Q4418 Lord Lawson of Blaby: It could not do any harm, could it, if you were to do that with your staff in both the PRA and the FCA?

This is almost so fantastical it is almost past belief. The Chairman of the FSA did not know what his staff were taught in their training courses! If it wasn't so serious it would be laughable. 'Errrrm yes, perhaps understanding a bit of history in this regard might be a good idea...I never thought of it before! Excuse me, but this is unforgiveable! Hasn't he ever heard of the South Sea Bubble, the Great Tulip Mania, The Great Railway Share scandals, Rolls Razor, The Wall Street Crash, the Great Depression and all the other major frauds and scams which have bedevilled the financial world for nearly 300 years. Does he not think there might be lessons to be learned here about the way in which ordinary people react when they are confronted by manias and financial delusions?

I've got news for you, Lord Turner, try reading 'Extraordinary Popular Delusions and the Madness of Crowds' by Charles McKay published in 1841,  you might learn something, and so might the staff of the PRA and the FCA.

I could go on but I don't see the point.

The real issue I have tried to amplify is that appointing people like Lord Turner and Martin Wheatley to these hyper-important roles is all very well, but they need someone to stand at their shoulder and constantly remind them that the financial sector isn't all made up of nice people who go to the Opera and Glyndebourne, appreciate fine wine and give to good causes. They also have more than their fair share of spivs and misfits and psychopaths who cheat and steal, and don't have a lot of time for regulators or rules or laws, and who will cheat steal and lie at every given opportunity.

It is not enough to stand by and simply assume that banks will 'self-correct (how I love that phrase) when the shit and the fan are about to come into contact with each other!

This country has suffered hugely at the arrogant hands of these regulatory apologists. I have been a financial regulator and I know first - hand what needs to be done to keep the financial practitioners in line, and it isn't a 'light touch' approach. The banks have been bailed out by the Government and the Bank of England in the naive belief that they will do the right thing because it is good for their customers. They won't, and that's all there is to it.
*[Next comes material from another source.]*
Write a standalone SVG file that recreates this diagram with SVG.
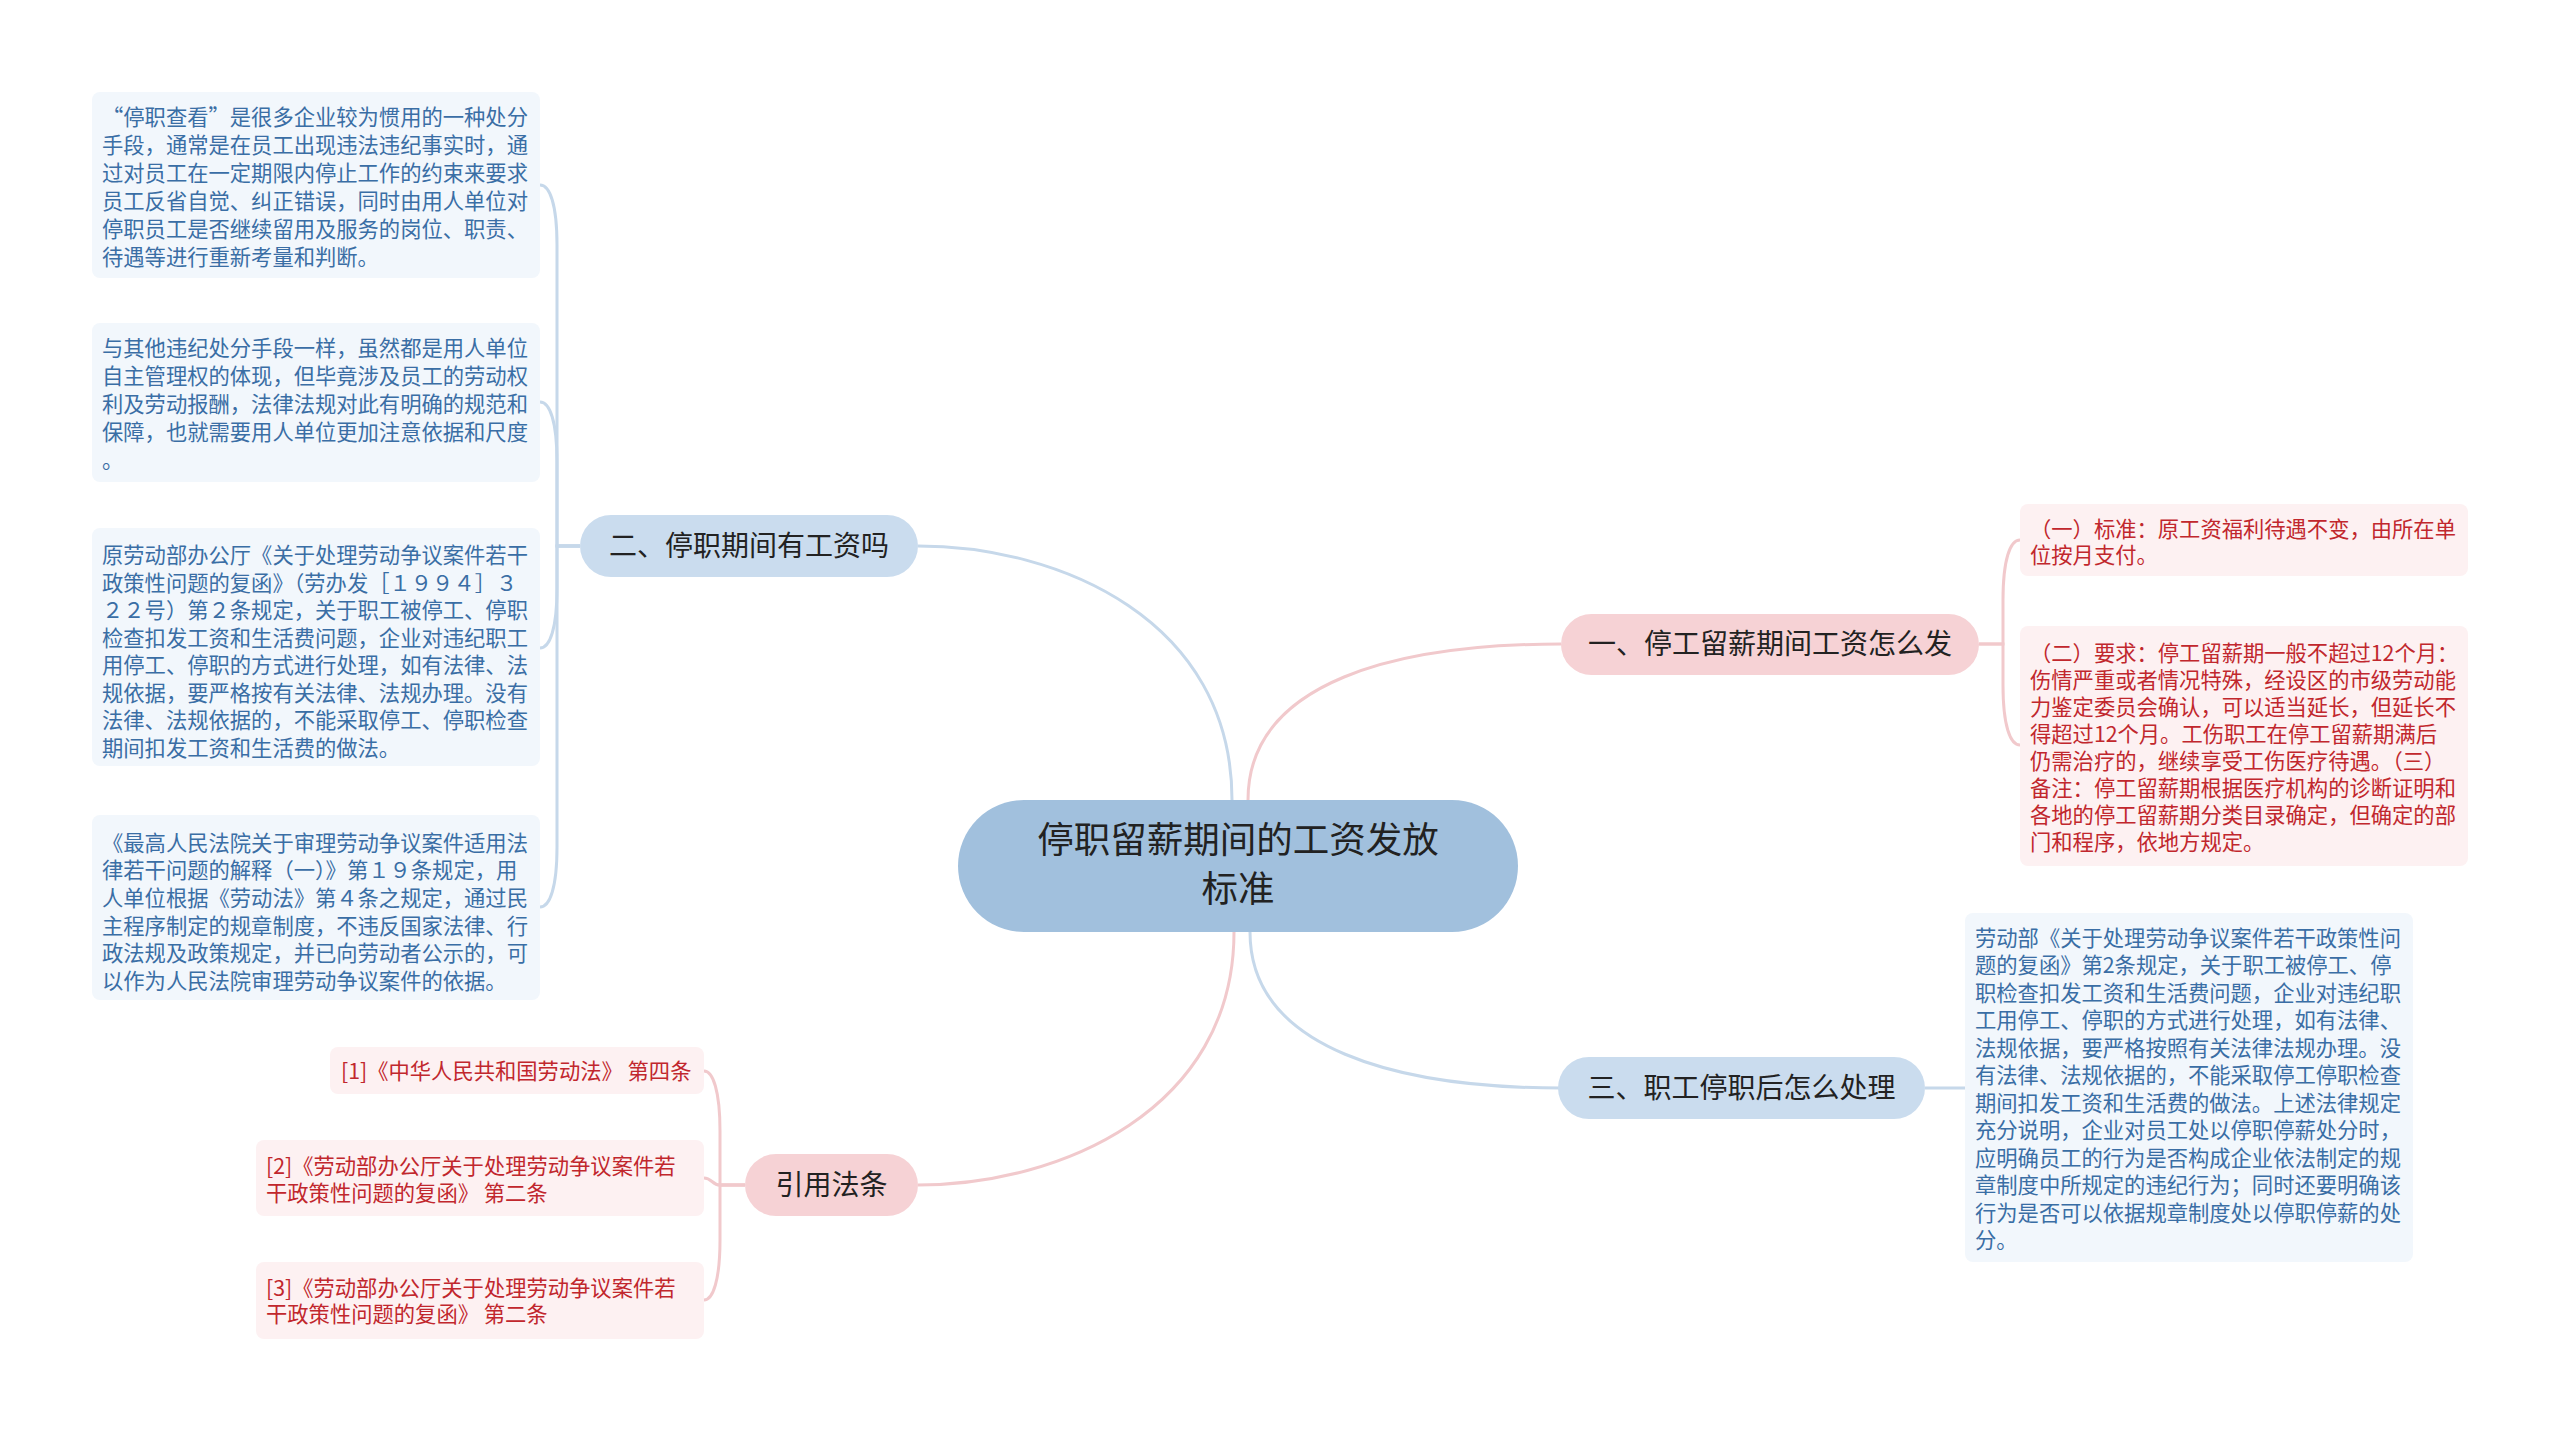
<svg xmlns="http://www.w3.org/2000/svg" width="2560" height="1431" viewBox="0 0 2560 1431">
<style>
text{font-family:"Noto Sans CJK SC","Noto Sans",sans-serif;}
.cb{fill:none;stroke:#c6d8ea;stroke-width:3;}
.cp{fill:none;stroke:#f1c9cc;stroke-width:3;}
.root{fill:#a1c0dd;}
.pb{fill:#cadcee;}
.pp{fill:#f6d2d5;}
.lb{fill:#f2f7fc;}
.lp{fill:#fdf1f2;}
.tr{font-size:36.5px;fill:#222;text-anchor:middle;}
.tm{font-size:28px;fill:#222;text-anchor:middle;}
.tb{font-size:21.3px;fill:#3a6ea5;}
.tp{font-size:21.3px;fill:#c1272d;}
</style>
<rect width="2560" height="1431" fill="#ffffff"/>
<g id="connectors">
<path class="cb" d="M1232 800 C1232 620 1060 546 918 546"/>
<path class="cp" d="M1248 800 C1248 680 1400 644 1561 644"/>
<path class="cp" d="M1234 932 C1234 1110 1060 1185 918 1185"/>
<path class="cb" d="M1250 932 C1250 1050 1400 1088 1561 1088"/>
<path class="cb" d="M580 546 H557 V245 C557 205 550 185 540 185"/>
<path class="cb" d="M580 546 H557 V462 C557 422 550 402 540 402"/>
<path class="cb" d="M580 546 H557 V588 C557 628 550 648 540 648"/>
<path class="cb" d="M580 546 H557 V847 C557 887 550 907 540 907"/>
<path class="cp" d="M1979 644 H2003 V600 C2003 560 2010 540 2020 540"/>
<path class="cp" d="M1979 644 H2003 V685 C2003 725 2010 745 2020 745"/>
<path class="cb" d="M1925 1088 H1965"/>
<path class="cp" d="M745 1185 H720 V1131 C720 1091 713 1071 704 1071"/>
<path class="cp" d="M745 1185 H720 C712 1185 712 1178 704 1178"/>
<path class="cp" d="M745 1185 H720 V1240 C720 1280 713 1300 704 1300"/>
</g>
<g id="root">
<rect class="root" x="958" y="800" width="560" height="132" rx="66"/>
<text class="tr" x="1238" y="853">停职留薪期间的工资发放</text>
<text class="tr" x="1238" y="902">标准</text>
</g>
<g id="b1">
<rect class="pp" x="1561" y="614" width="418" height="61" rx="30.5"/>
<text class="tm" x="1770" y="654">一、停工留薪期间工资怎么发</text>
</g>
<g id="b2">
<rect class="pb" x="580" y="515" width="338" height="62" rx="31"/>
<text class="tm" x="749" y="556">二、停职期间有工资吗</text>
</g>
<g id="b3">
<rect class="pb" x="1558" y="1057" width="367" height="62" rx="31"/>
<text class="tm" x="1741.5" y="1098">三、职工停职后怎么处理</text>
</g>
<g id="b4">
<rect class="pp" x="745" y="1154" width="173" height="62" rx="31"/>
<text class="tm" x="831.5" y="1195">引用法条</text>
</g>
<g id="l1">
<rect class="lb" x="92" y="92" width="448" height="186" rx="8"/>
<text class="tb" x="102"><tspan x="102" y="125">“停职查看”是很多企业较为惯用的一种处分</tspan><tspan x="102" y="153">手段，通常是在员工出现违法违纪事实时，通</tspan><tspan x="102" y="181">过对员工在一定期限内停止工作的约束来要求</tspan><tspan x="102" y="209">员工反省自觉、纠正错误，同时由用人单位对</tspan><tspan x="102" y="237">停职员工是否继续留用及服务的岗位、职责、</tspan><tspan x="102" y="265">待遇等进行重新考量和判断。</tspan></text>
</g>
<g id="l2">
<rect class="lb" x="92" y="323" width="448" height="159" rx="8"/>
<text class="tb"><tspan x="102" y="356">与其他违纪处分手段一样，虽然都是用人单位</tspan><tspan x="102" y="384">自主管理权的体现，但毕竟涉及员工的劳动权</tspan><tspan x="102" y="412">利及劳动报酬，法律法规对此有明确的规范和</tspan><tspan x="102" y="440">保障，也就需要用人单位更加注意依据和尺度</tspan><tspan x="102" y="468">。</tspan></text>
</g>
<g id="l3">
<rect class="lb" x="92" y="528" width="448" height="238" rx="8"/>
<text class="tb"><tspan x="102" y="563">原劳动部办公厅《关于处理劳动争议案件若干</tspan><tspan x="102" y="591">政策性问题的复函》（劳办发［１９９４］３</tspan><tspan x="102" y="618">２２号）第２条规定，关于职工被停工、停职</tspan><tspan x="102" y="646">检查扣发工资和生活费问题，企业对违纪职工</tspan><tspan x="102" y="673">用停工、停职的方式进行处理，如有法律、法</tspan><tspan x="102" y="701">规依据，要严格按有关法律、法规办理。没有</tspan><tspan x="102" y="728">法律、法规依据的，不能采取停工、停职检查</tspan><tspan x="102" y="756">期间扣发工资和生活费的做法。</tspan></text>
</g>
<g id="l4">
<rect class="lb" x="92" y="815" width="448" height="185" rx="8"/>
<text class="tb"><tspan x="102" y="851">《最高人民法院关于审理劳动争议案件适用法</tspan><tspan x="102" y="878">律若干问题的解释（一）》第１９条规定，用</tspan><tspan x="102" y="906">人单位根据《劳动法》第４条之规定，通过民</tspan><tspan x="102" y="934">主程序制定的规章制度，不违反国家法律、行</tspan><tspan x="102" y="961">政法规及政策规定，并已向劳动者公示的，可</tspan><tspan x="102" y="989">以作为人民法院审理劳动争议案件的依据。</tspan></text>
</g>
<g id="r1">
<rect class="lp" x="2020" y="504" width="448" height="72" rx="8"/>
<text class="tp"><tspan x="2030" y="537">（一）标准：原工资福利待遇不变，由所在单</tspan><tspan x="2030" y="563">位按月支付。</tspan></text>
</g>
<g id="r2">
<rect class="lp" x="2020" y="626" width="448" height="240" rx="8"/>
<text class="tp"><tspan x="2030" y="661">（二）要求：停工留薪期一般不超过12个月：</tspan><tspan x="2030" y="688">伤情严重或者情况特殊，经设区的市级劳动能</tspan><tspan x="2030" y="715">力鉴定委员会确认，可以适当延长，但延长不</tspan><tspan x="2030" y="742">得超过12个月。工伤职工在停工留薪期满后</tspan><tspan x="2030" y="769">仍需治疗的，继续享受工伤医疗待遇。（三）</tspan><tspan x="2030" y="796">备注：停工留薪期根据医疗机构的诊断证明和</tspan><tspan x="2030" y="823">各地的停工留薪期分类目录确定，但确定的部</tspan><tspan x="2030" y="850">门和程序，依地方规定。</tspan></text>
</g>
<g id="r3">
<rect class="lb" x="1965" y="913" width="448" height="349" rx="8"/>
<text class="tb"><tspan x="1975" y="946">劳动部《关于处理劳动争议案件若干政策性问</tspan><tspan x="1975" y="973">题的复函》第2条规定，关于职工被停工、停</tspan><tspan x="1975" y="1001">职检查扣发工资和生活费问题，企业对违纪职</tspan><tspan x="1975" y="1028">工用停工、停职的方式进行处理，如有法律、</tspan><tspan x="1975" y="1056">法规依据，要严格按照有关法律法规办理。没</tspan><tspan x="1975" y="1083">有法律、法规依据的，不能采取停工停职检查</tspan><tspan x="1975" y="1111">期间扣发工资和生活费的做法。上述法律规定</tspan><tspan x="1975" y="1138">充分说明，企业对员工处以停职停薪处分时，</tspan><tspan x="1975" y="1166">应明确员工的行为是否构成企业依法制定的规</tspan><tspan x="1975" y="1193">章制度中所规定的违纪行为；同时还要明确该</tspan><tspan x="1975" y="1221">行为是否可以依据规章制度处以停职停薪的处</tspan><tspan x="1975" y="1248">分。</tspan></text>
</g>
<g id="c1">
<rect class="lp" x="330" y="1047" width="374" height="47" rx="8"/>
<text class="tp"><tspan x="341" y="1079">[1]《中华人民共和国劳动法》 第四条</tspan></text>
</g>
<g id="c2">
<rect class="lp" x="256" y="1140" width="448" height="76" rx="8"/>
<text class="tp"><tspan x="266" y="1174">[2]《劳动部办公厅关于处理劳动争议案件若</tspan><tspan x="266" y="1201">干政策性问题的复函》 第二条</tspan></text>
</g>
<g id="c3">
<rect class="lp" x="256" y="1262" width="448" height="77" rx="8"/>
<text class="tp"><tspan x="266" y="1296">[3]《劳动部办公厅关于处理劳动争议案件若</tspan><tspan x="266" y="1322">干政策性问题的复函》 第二条</tspan></text>
</g>
</svg>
AS Simon Jenkins said in the Guardian today;

"...The culture of greed in the City was nothing to the culture of ineptitude at the Bank of England and the Treasury. They pumped out the money. Never in British economic history can so much have been so wasted on so fruitless a cause. And still no hint of remorse...."

Was Simon talking about the banks or the regulatory failures? Answers on a postcard please!

1 comment:

AbogadoNZ said...

Insouciance is only part of it - benign neglect or criminal negligence may be a better description of the regulators to date. Clearly they don't read the news or have no idea of the extent of criminal wrongdoing or worse have no concept of the investigative process. Add in the mood of the public on this and the most generous comment that can be levelled at ALL the regulators, including Parliament, is that they have been asleep at the wheel for at least 5 years. The three wise monkeys approach to criminal investigation is going to bite the executive in the bum and may well end up 'on the streets' once school is out in June/July.